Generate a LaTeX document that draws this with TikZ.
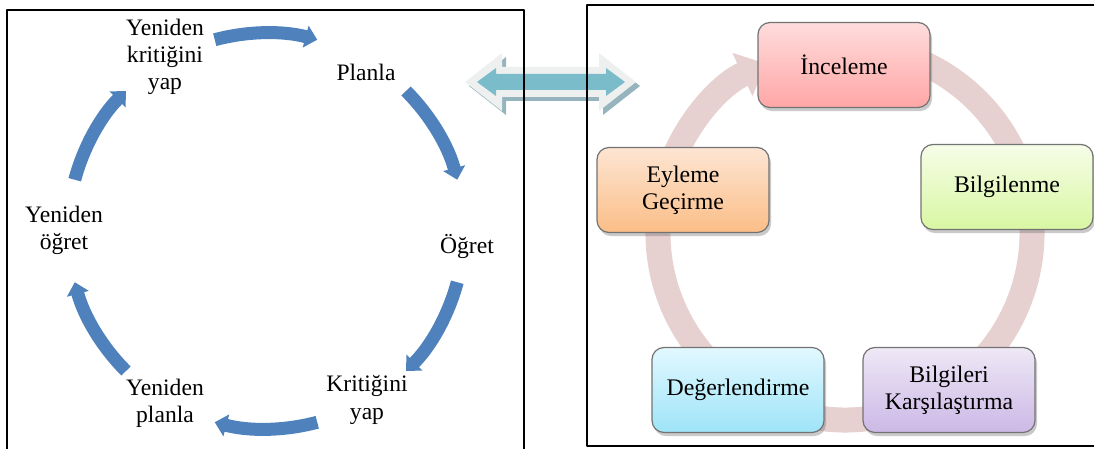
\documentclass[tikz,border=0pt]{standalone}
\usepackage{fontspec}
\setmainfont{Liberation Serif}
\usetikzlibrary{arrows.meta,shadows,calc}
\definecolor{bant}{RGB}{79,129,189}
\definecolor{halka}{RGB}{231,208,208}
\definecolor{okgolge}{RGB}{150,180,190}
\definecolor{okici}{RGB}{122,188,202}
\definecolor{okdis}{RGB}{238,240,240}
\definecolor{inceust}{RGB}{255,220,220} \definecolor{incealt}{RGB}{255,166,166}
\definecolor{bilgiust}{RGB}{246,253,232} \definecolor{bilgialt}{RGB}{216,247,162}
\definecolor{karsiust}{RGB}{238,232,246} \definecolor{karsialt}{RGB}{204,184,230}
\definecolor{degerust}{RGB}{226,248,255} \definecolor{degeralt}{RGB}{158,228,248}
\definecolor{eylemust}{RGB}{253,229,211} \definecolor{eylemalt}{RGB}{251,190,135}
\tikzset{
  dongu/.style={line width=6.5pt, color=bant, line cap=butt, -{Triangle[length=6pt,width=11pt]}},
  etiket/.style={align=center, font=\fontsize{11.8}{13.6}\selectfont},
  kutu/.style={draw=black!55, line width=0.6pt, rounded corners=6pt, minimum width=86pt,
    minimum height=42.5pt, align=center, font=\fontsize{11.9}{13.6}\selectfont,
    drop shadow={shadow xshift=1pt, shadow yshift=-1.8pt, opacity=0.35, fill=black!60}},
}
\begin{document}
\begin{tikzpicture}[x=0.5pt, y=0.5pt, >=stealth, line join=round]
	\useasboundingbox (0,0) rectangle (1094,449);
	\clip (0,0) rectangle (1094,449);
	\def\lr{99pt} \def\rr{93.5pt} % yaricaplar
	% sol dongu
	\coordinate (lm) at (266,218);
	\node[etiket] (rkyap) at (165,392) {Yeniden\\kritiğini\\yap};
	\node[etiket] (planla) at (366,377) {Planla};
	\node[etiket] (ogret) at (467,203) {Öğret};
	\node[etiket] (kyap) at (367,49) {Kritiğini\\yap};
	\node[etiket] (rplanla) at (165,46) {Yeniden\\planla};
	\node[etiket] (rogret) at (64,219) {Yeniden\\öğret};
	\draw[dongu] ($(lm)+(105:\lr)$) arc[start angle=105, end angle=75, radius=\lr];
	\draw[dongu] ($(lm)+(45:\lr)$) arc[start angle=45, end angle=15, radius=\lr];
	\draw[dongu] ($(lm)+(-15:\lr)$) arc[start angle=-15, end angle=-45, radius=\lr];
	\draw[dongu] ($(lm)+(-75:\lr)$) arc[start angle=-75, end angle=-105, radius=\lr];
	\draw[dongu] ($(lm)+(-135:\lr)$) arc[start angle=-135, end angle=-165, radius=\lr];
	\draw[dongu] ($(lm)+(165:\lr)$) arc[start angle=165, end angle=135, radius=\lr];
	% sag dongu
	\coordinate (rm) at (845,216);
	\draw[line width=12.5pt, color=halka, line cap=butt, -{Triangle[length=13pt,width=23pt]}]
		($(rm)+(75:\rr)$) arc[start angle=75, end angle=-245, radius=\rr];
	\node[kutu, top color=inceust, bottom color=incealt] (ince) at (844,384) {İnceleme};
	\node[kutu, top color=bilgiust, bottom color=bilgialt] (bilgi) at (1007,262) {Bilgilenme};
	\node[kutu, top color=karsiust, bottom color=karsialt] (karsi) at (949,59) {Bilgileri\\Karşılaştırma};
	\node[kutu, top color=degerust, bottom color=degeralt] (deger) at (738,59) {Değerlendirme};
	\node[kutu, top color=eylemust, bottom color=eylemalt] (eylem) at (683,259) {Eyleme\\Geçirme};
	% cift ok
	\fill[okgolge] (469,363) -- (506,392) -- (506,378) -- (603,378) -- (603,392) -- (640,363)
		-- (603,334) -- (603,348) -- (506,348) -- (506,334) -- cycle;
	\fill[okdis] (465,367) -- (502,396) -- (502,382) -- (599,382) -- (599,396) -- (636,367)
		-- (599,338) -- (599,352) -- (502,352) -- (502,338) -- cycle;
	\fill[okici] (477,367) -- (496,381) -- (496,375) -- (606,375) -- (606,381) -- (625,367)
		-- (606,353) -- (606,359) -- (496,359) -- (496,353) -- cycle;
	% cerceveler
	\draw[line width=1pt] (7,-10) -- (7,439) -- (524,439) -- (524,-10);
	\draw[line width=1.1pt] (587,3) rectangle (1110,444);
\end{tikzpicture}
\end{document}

● **SET PROBLEM**
Leave out the pictures and reproduce the rest of the listing exactly.

● **EXERCISE RESULT**
Generate a LaTeX document that draws this with TikZ.
\documentclass[tikz,border=0pt]{standalone}
\usepackage{fontspec}
\setmainfont{Liberation Serif}
\usetikzlibrary{arrows.meta,shadows,calc}
\definecolor{bant}{RGB}{79,129,189}
\definecolor{halka}{RGB}{231,208,208}
\definecolor{okgolge}{RGB}{150,180,190}
\definecolor{okici}{RGB}{122,188,202}
\definecolor{okdis}{RGB}{238,240,240}
\definecolor{inceust}{RGB}{255,220,220} \definecolor{incealt}{RGB}{255,166,166}
\definecolor{bilgiust}{RGB}{246,253,232} \definecolor{bilgialt}{RGB}{216,247,162}
\definecolor{karsiust}{RGB}{238,232,246} \definecolor{karsialt}{RGB}{204,184,230}
\definecolor{degerust}{RGB}{226,248,255} \definecolor{degeralt}{RGB}{158,228,248}
\definecolor{eylemust}{RGB}{253,229,211} \definecolor{eylemalt}{RGB}{251,190,135}
\tikzset{
  dongu/.style={line width=6.5pt, color=bant, line cap=butt, -{Triangle[length=6pt,width=11pt]}},
  etiket/.style={align=center, font=\fontsize{11.8}{13.6}\selectfont},
  kutu/.style={draw=black!55, line width=0.6pt, rounded corners=6pt, minimum width=86pt,
    minimum height=42.5pt, align=center, font=\fontsize{11.9}{13.6}\selectfont,
    drop shadow={shadow xshift=1pt, shadow yshift=-1.8pt, opacity=0.35, fill=black!60}},
}
\begin{document}
\begin{tikzpicture}[x=0.5pt, y=0.5pt, >=stealth, line join=round]
	\useasboundingbox (0,0) rectangle (1094,449);
	\clip (0,0) rectangle (1094,449);
	\def\lr{99pt} \def\rr{93.5pt} % yaricaplar
	% sol dongu
	\coordinate (lm) at (266,218);
	\node[etiket] (rkyap) at (165,392) {Yeniden\\kritiğini\\yap};
	\node[etiket] (planla) at (366,377) {Planla};
	\node[etiket] (ogret) at (467,203) {Öğret};
	\node[etiket] (kyap) at (367,49) {Kritiğini\\yap};
	\node[etiket] (rplanla) at (165,46) {Yeniden\\planla};
	\node[etiket] (rogret) at (64,219) {Yeniden\\öğret};
	\draw[dongu] ($(lm)+(105:\lr)$) arc[start angle=105, end angle=75, radius=\lr];
	\draw[dongu] ($(lm)+(45:\lr)$) arc[start angle=45, end angle=15, radius=\lr];
	\draw[dongu] ($(lm)+(-15:\lr)$) arc[start angle=-15, end angle=-45, radius=\lr];
	\draw[dongu] ($(lm)+(-75:\lr)$) arc[start angle=-75, end angle=-105, radius=\lr];
	\draw[dongu] ($(lm)+(-135:\lr)$) arc[start angle=-135, end angle=-165, radius=\lr];
	\draw[dongu] ($(lm)+(165:\lr)$) arc[start angle=165, end angle=135, radius=\lr];
	% sag dongu
	\coordinate (rm) at (845,216);
	\draw[line width=12.5pt, color=halka, line cap=butt, -{Triangle[length=13pt,width=23pt]}]
		($(rm)+(75:\rr)$) arc[start angle=75, end angle=-245, radius=\rr];
	\node[kutu, top color=inceust, bottom color=incealt] (ince) at (844,384) {İnceleme};
	\node[kutu, top color=bilgiust, bottom color=bilgialt] (bilgi) at (1007,262) {Bilgilenme};
	\node[kutu, top color=karsiust, bottom color=karsialt] (karsi) at (949,59) {Bilgileri\\Karşılaştırma};
	\node[kutu, top color=degerust, bottom color=degeralt] (deger) at (738,59) {Değerlendirme};
	\node[kutu, top color=eylemust, bottom color=eylemalt] (eylem) at (683,259) {Eyleme\\Geçirme};
	% cift ok
	\fill[okgolge] (469,363) -- (506,392) -- (506,378) -- (603,378) -- (603,392) -- (640,363)
		-- (603,334) -- (603,348) -- (506,348) -- (506,334) -- cycle;
	\fill[okdis] (465,367) -- (502,396) -- (502,382) -- (599,382) -- (599,396) -- (636,367)
		-- (599,338) -- (599,352) -- (502,352) -- (502,338) -- cycle;
	\fill[okici] (477,367) -- (496,381) -- (496,375) -- (606,375) -- (606,381) -- (625,367)
		-- (606,353) -- (606,359) -- (496,359) -- (496,353) -- cycle;
	% cerceveler
	\draw[line width=1pt] (7,-10) -- (7,439) -- (524,439) -- (524,-10);
	\draw[line width=1.1pt] (587,3) rectangle (1110,444);
\end{tikzpicture}
\end{document}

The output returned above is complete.